Je me demande si certains jeunes musiciens, dont parle "Cantus Firmus", n'ont pas eu une intuition juste, en ramenant des neumes entiers à une valeur d'ornement. Leur erreur serait d'avoir voulu en donner une exécution caricaturale pour se conformer à un modèle musical choisi à priori, et dans d'autres cultures. Ils auraient sacrifié à la tentation du pittoresque, rompant avec l'esprit de mesure et la souplesse voulus par Dom POTHIER et ses successeurs, préoccupés d'abord de vie intérieure, dans la ligne de Dom GUERANGER.
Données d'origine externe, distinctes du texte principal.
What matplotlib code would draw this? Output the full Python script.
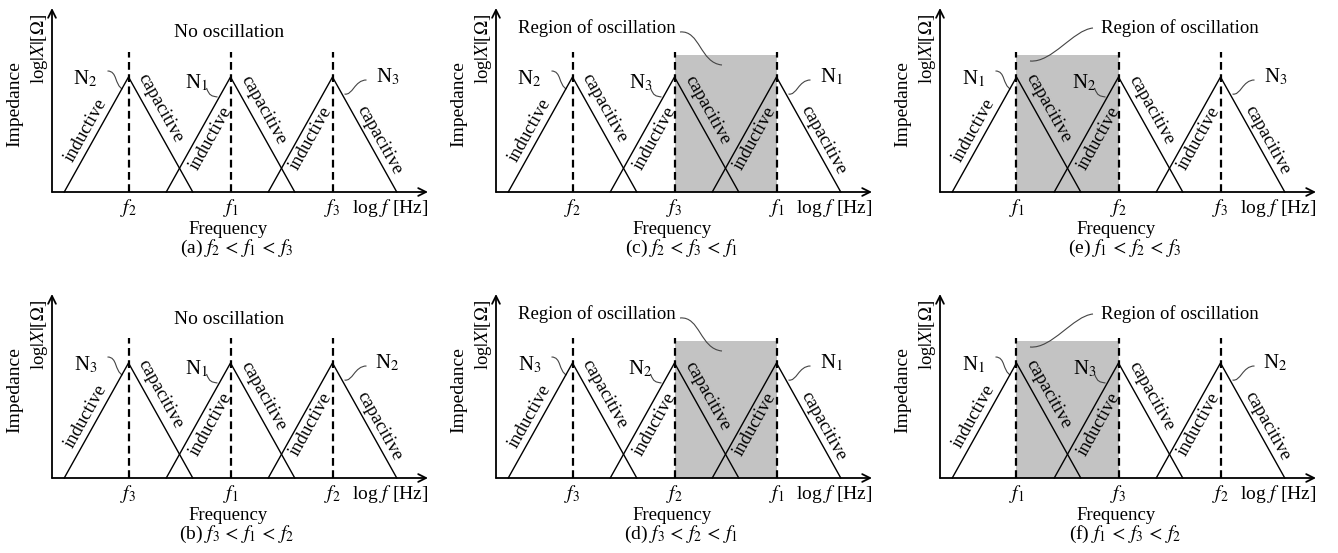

Pour finir, que vise Dom Claire, et avec lui Solesmes ? un simple retour à plus de sobriété, accompagné d'un exemple donné aux chorales d'amateurs ? ou une évolution vers une liturgie plus extérieure, plus accessible et plus œcuménique, pour une "spiritualité du XXIº siècle" dans l'esprit du dernier concile ? ou bien la présentation des derniers travaux de recherche de Solesmes ? La dernière fois que j'ai rencontré Dom Lefeuvre à Kergonan, trop brièvement pour entendre l'Office car nous étions en famille avec les tout-petits, il y aura bientôt dix ans, il m'avait dit sa joie : "Nous savons maintenant comment on chantait au XIIº siècle !", et expliqué qu'il chantaient désormais avec plusieurs notations sous les yeux. Je n'en ai pas su plus. Et au delà, je ne suis pas en mesure de, ni qualifié pour, répondre aux questions que je me pose.
Pardonnez moi, Monsieur l'Abbé, ces longues considérations(...) Veuillez croire, Monsieur l'Abbé, à l'expression de mon profond respect.